Филократ доводился Перикловой жене дальним родственником и имел такое право — приносить ей подарки по праздничным дням, а вчера был как раз такой день, к тому же Филократ, что давно было всеми замечено, был влюблён в жену Перикла, тайно, конечно, будто не мог найти себе другой предмет для сердечных воздыханий. Филократ был богатым судовладельцем, вёл торговлю с Финикией и Сиракузами, построил за свой счёт несколько боевых триер для афинского флота и был главным жертвователем храма Тесея у Ахарнских ворот. У него был богатых! дом и всё, что следовало иметь богатому человеку, но в одном он испытывал постоянный недостаток — в уме, а потому был болтлив и назойлив, как осенняя муха.
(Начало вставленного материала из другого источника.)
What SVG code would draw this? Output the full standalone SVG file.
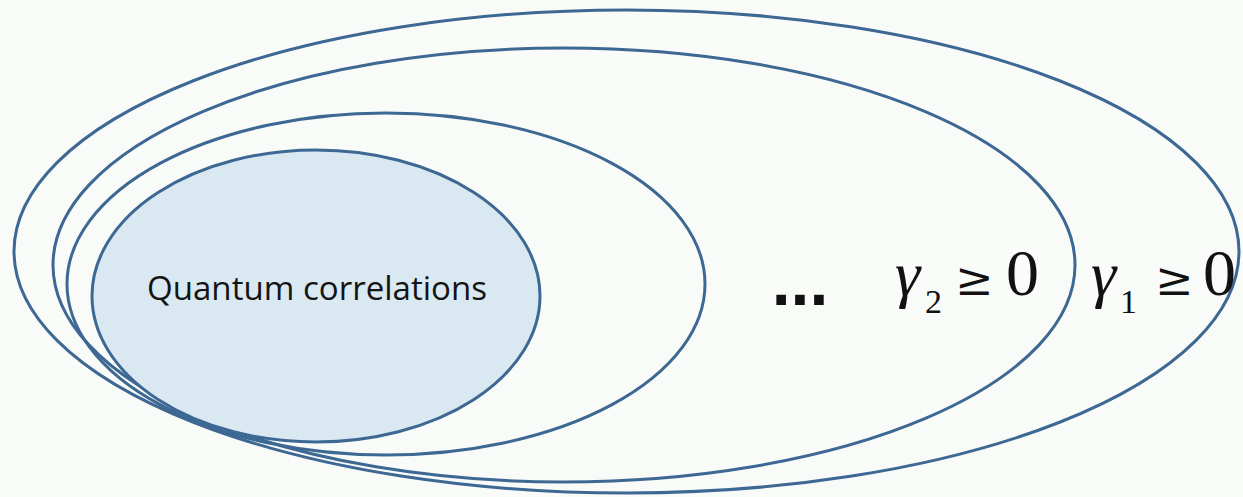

Жену Перикла звали Каллисфеной, в молодости она действительно была прехорошенькой, то есть обладала той самой силой красоты, из-за чего ей было дано имя Каллисфена. Увы, к зрелым годам она потеряла эту силу, раздобрела, как многие гречанки, живущие в покое и достатке, но нрав сохранила добрый, ко всем в доме относилась участливо, в том числе и к своим близким и дальним родственникам. Конечно же и к Филократу. Возможно, что он больше других нуждался в её женском участии, так как не имел семьи, никогда не был женат из-за своего, надо думать, неказистого вида: был он толст, лыс, прихрамывал на левую ногу и левый глаз у него был меньше правого — результат увечья, полученного в юности во время драки со сверстниками. Каллисфена жалела Филократа и всегда оказывала ему знаки внимания: справлялась о его здоровье, шила ему кое-что из одежды — тёплое, зимнее, на случай холодов, — снабжала лекарственными настойками и наливками — от кашля, от насморка, от болей в желудке, от затруднения дыхания и от прочих болезней, на которые Филократ имел обыкновение постоянно жаловаться. Когда-то это раздражало Перикла — ему хотелось, чтобы жена делила с ним его высокие государственные заботы, но со временем он понял, что этого никогда не будет: интересы Каллисфены, женщины простой и сердечной, не могли подняться столь высоко.